Rather than referring to this as a free trade deal, it would be more accurate to call it an unequal trade treaty. To make matters worse, the US Australia free Trade Agreement is the model for other so-called free trade agreements that have bee entered into.

The other matter that calls for comment is Turnbull’s assertion that Australia has experienced uninterrupted growth for 26 years. It sounds impressive. The trouble with it is that it is not true.

It is true that Australia can put together the numbers that suggest Australia has not gone into negative growth over the period, even though from time to time and especially lately, it has been close to the wire and sometimes tipped into the negative. But these numbers do not tell the true story.
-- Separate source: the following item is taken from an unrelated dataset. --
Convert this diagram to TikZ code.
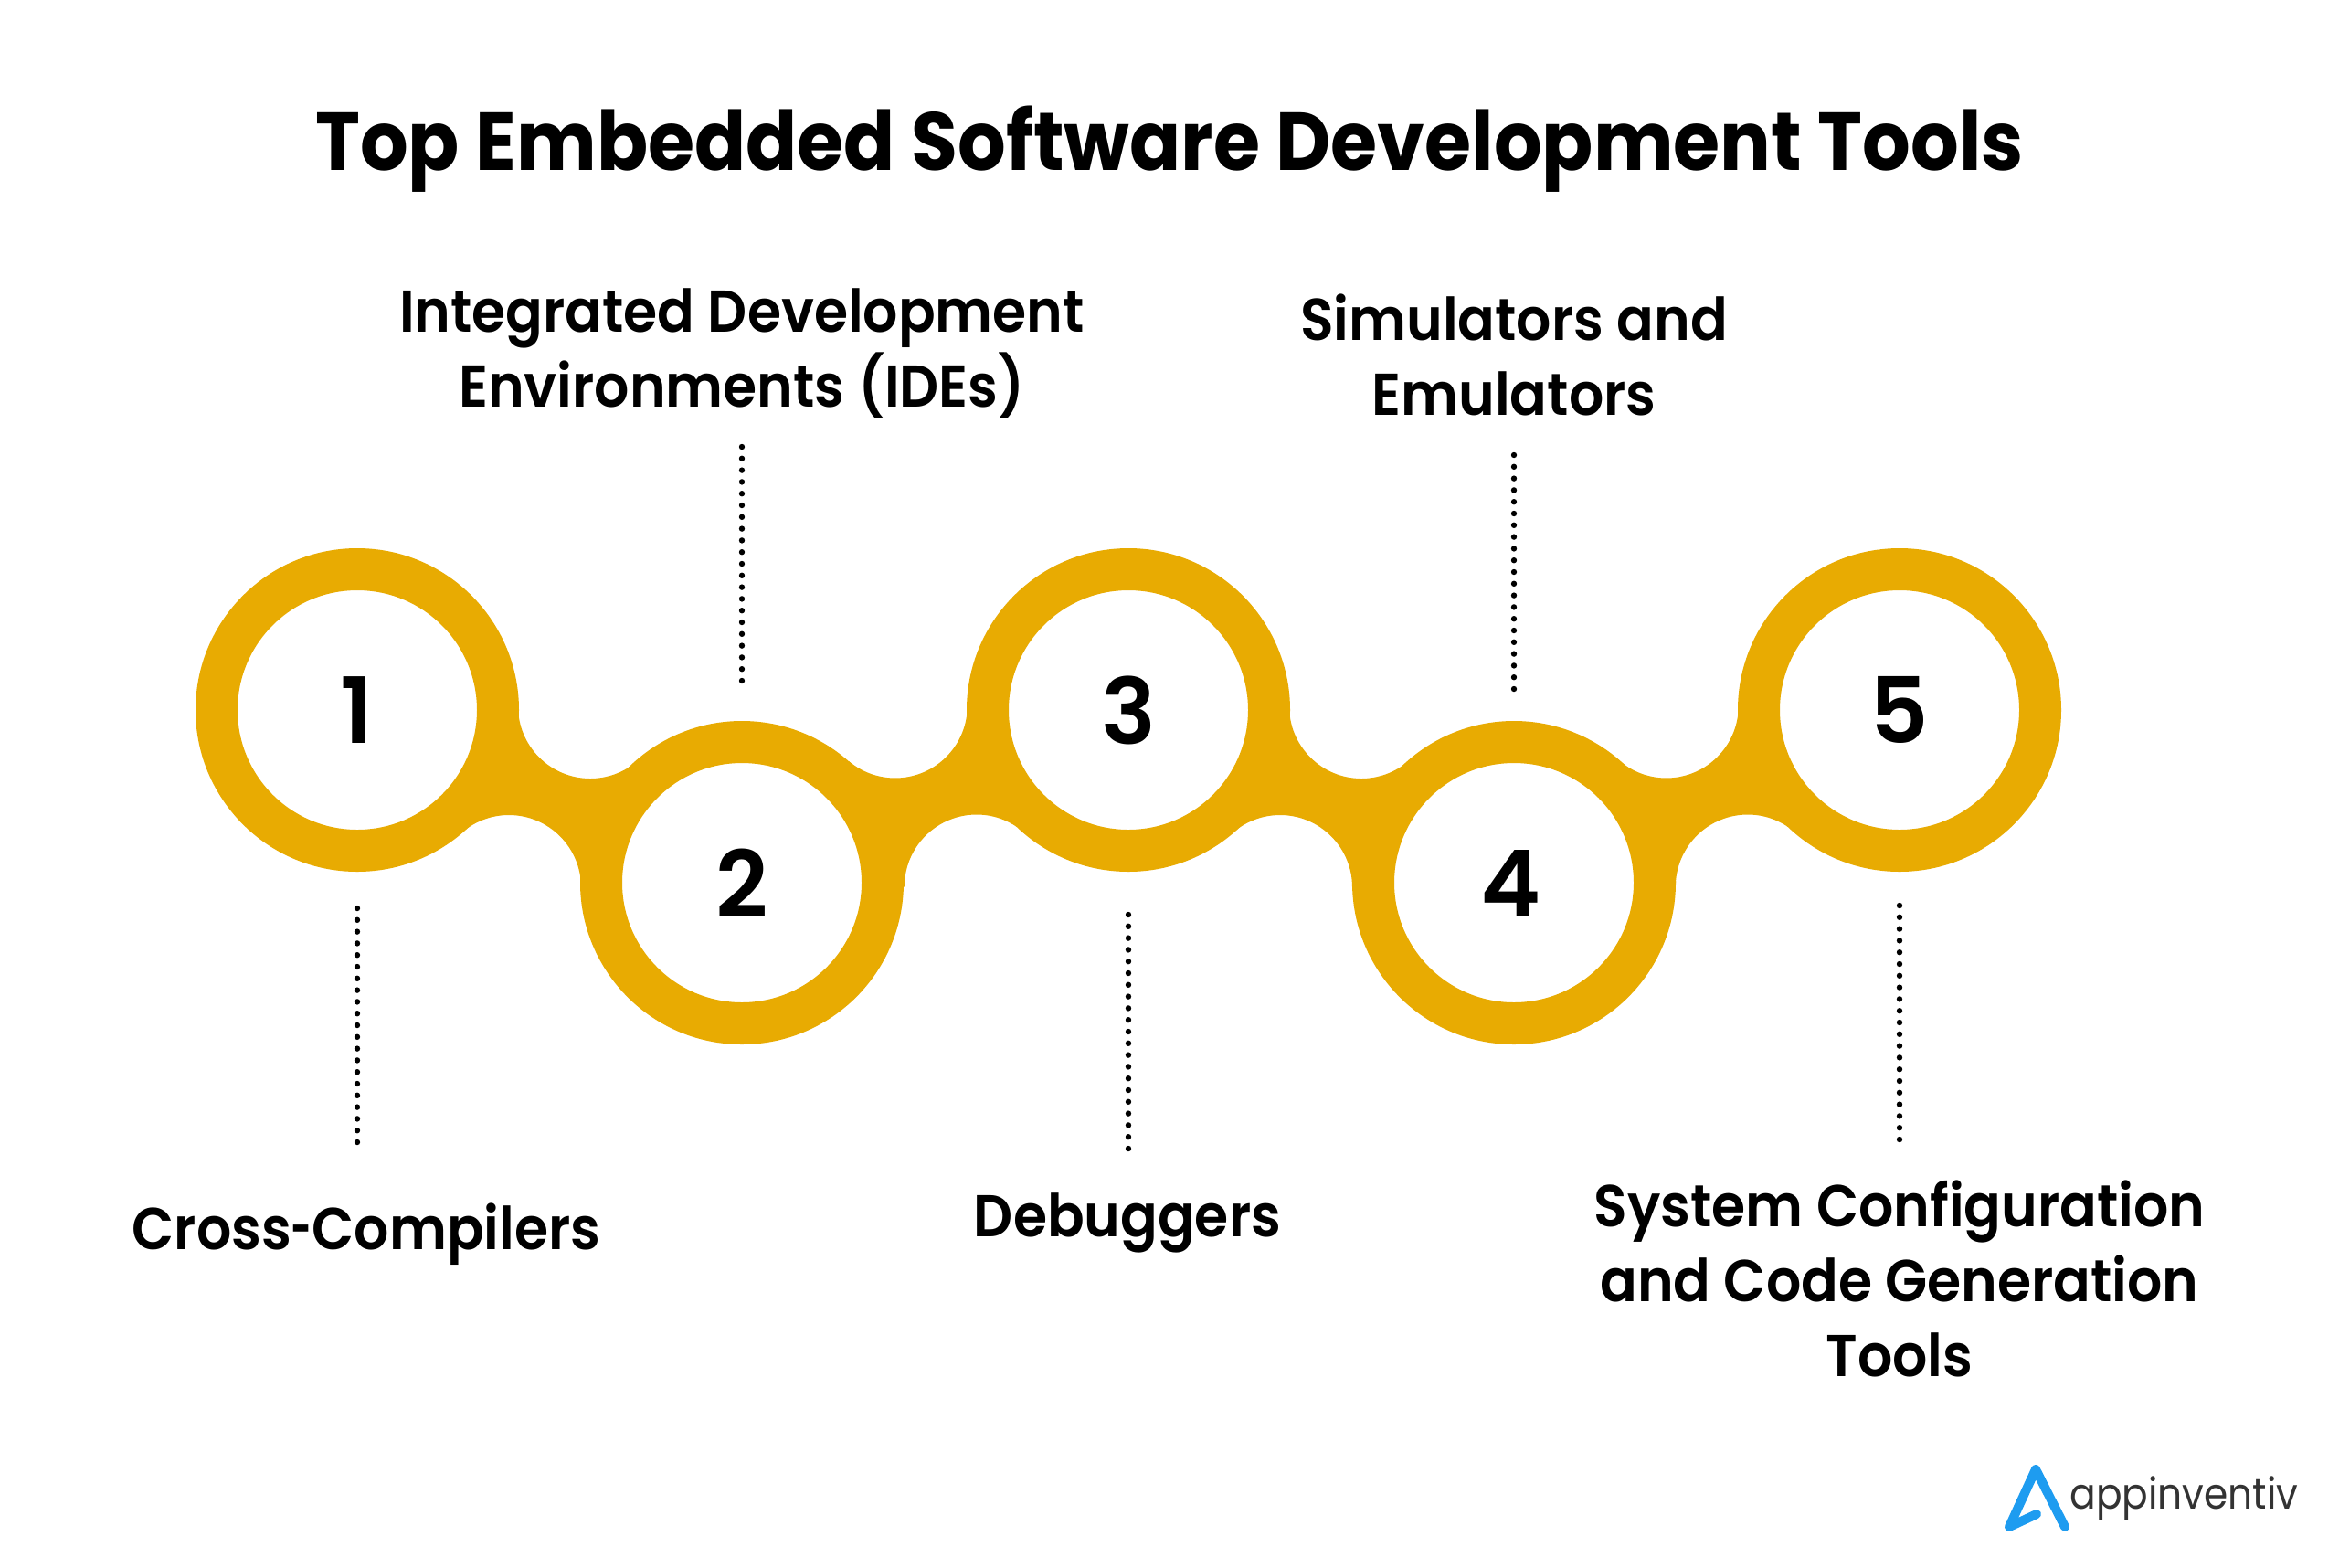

The real economy, and by that is meant that which involves real activity, apart from shuffling money around, has been shrinking. The best evidence of this has been the rapid decline of manufacturing. Another piece of evidence is that investment into that part of the economy that is not the buying of government bonds, futures markets, the real state bubble and funding credit has been going downhill.

The only exception has been mineral deposits, oil and gas. But the shine is starting to wear of even these.

Needless to say, free trade agreements have not been Australia’s path to success. They are a part of the problem.

In any case, being in its own right a major powerhouse, Europe is not going to open its borders to Australian exports. The European Union is a trading block that gives its members advantages over others. This condition is at the heart of its existence and its protectionism, along with that of the United States, is the  most important factor creating tension between the two. Each seeks to gain the advantage and neither sees the future in terms of opening their borders to unrestricted imports.

Australia is in no position to shift this and lacks the bargaining power to extract special concessions. and why should they when we are already reputed to be the most open financial market in the developed world and one of the most open in terms of overall trade? There is very little left to bargain with.

Similarly, with the United Kingdom. The existing £14 billion trade relationship is very much weighted in the United Kingdom’s favour. Australia exports mainly primary produce (British farmers are also heavily protected) and imports banking and investment, on the same lines as is the case with the United States.

The Confederation of British Industries, the UK’s leading business organisation, has made clear its wish to prioritise relationships with Europe after Brexit.

Carolyn Fairbairn, the organisation’s director has said:

“Instead of a cliff edge, the UK needs a bridge to the new EU deal…”.

For Malcolm Turnbull, the visit had a lot more to do about marking his territory as leader of the Liberal Party and the prime minister of Australia. Being on shaky ground, he needed something that at least looks like an achievement and these have been in short supply. Acting the international statesman provided a chance to pick his moment. His speech at the Policy Exchange was made in the context of his being awarded the year’s Disraeli Prize, something with which he can hit Tony Abbott and his other enemies over the head.

It is no mere coincidence that his swipe against his opponents, invoking the memory of Menzies and his definition of the true nature of the party came out of London.